Et toi, pendant ce temps, que fais-tu ? Tu médiatises l'événement, tu donnes la paroles aux personnes touchées, dans l'émotionnel notamment, mais pas seulement. Tu expliques aussi les racines géopolitiques de ces actes. Tu instruis. Tu joues ton rôle de télévision publique qui se doit non seulement de relayer l'information, mais aussi d'expliquer pédagogiquement.

Mais soudain, nouveau séisme: je viens d'apprendre que tu as décidé de supprimer tes émissions
religieuses, les magazines de fond. Et je dois te dire que je ne comprends pas. Comment peux-tu, dans ces temps troubles et troublés où la société devient de plus en plus a-religieuse, devenant de plus en plus étrangère à la religion, comment peux-tu faire cela ? Ne te rends-tu pas compte du danger sous-jacent d'une telle décision ?

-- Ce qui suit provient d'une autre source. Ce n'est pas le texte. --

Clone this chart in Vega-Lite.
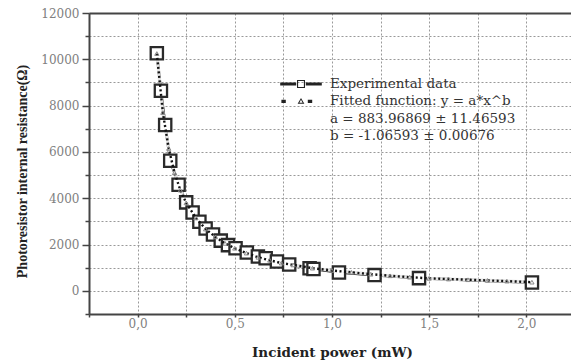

Dans le communiqué de protestinfo, il est écrit ceci concernant les négociations en 2013. Tu te souviens, c'était seulement il y a deux ans...
Lors de la précédente négociation de la convention la direction de la chaîne se réjouissait de l’engagement des Eglises qui participaient à la «générosité de l’offre», selon le directeur des programmes, Gilles Pache, interrogé par Le Courrier en 2013. Il déclarait alors que les émissions religieuses «assument un rôle pédagogique indispensable». Et il ajoutait: «dans notre société en évolution elles peuvent contribuer à éviter des dérives islamophobes, par exemple.»
Mais que t'arrive-t-il ? Es-tu soudain prête à ne plus prendre en considération ce danger ? qui va prendre le relais de tes émissions "pédagogiques" pour éviter que l'on tombe dans l'amalgame et le fanatisme (anti-)religieux? Qui ? Dis-le moi. Je n'ai pas envie que ma Suisse tombe elle aussi si bas, et pour cela, nous avons besoin d'un service publique qui joue son rôle pédagogique. Un service public qui instruise, aussi et d'abord au sujet de la religion. C'est le dernier lien qui permet aux personnes éloignées de comprendre un peu ce qui se passe et d'éviter de basculer dans le règne de l'intégrisme et de la peur: la peur du religieux, la peur de l'autre, la peur de ce que l'on ne comprend pas. Et la radicalisation qui va avec. Car c'est bien cela un des buts de l'instruction: éviter les fanatismes.
http://www.rts.ch/religion/6335206-le-nouveau-portail-rtsreligion.html
Je peux bien entendre que tu as des difficultés financières. Mais comme le disait un ami, "supprimer le remarquable travail de l'équipe de RTSReligion, c'est bafouer à la fois une équipe qui tisse des ponts entre religions, montre la nécessaire tolérance entre elles, et à la fois bafouer le public au moment d'une soif spirituelle manifeste et d'un besoin évident de décoder le fait religieux qui emplit l'actualité." Tu ne peux pas nous laisser tomber, nous avons besoin de toi. Oui je suis dans l'émotionnel face aux froids calculs, car notre société n'est pas faite que de billets de banques, mais aussi de valeurs qui nous chères: ouverture, tolérance, compréhension de l'autre.

Chère RTS, je t'écris cette lettre ouverte en tant que pasteur, mais aussi en tant que citoyen suisse inquiet pour son pays. Le temps n'est pas aux coupes financières, l'actualité nous montre assez bien que nous avons besoin de toi et de ton décodeur des religions. Et ce n'est pas une question de laïcité, crois-moi, ni une question d'audience, mais bien une question de santé publique.

Je te demande donc, pour la santé de notre pays, de revenir sur ta décision dont les conséquences pourraient à terme être graves pour notre société Suisse.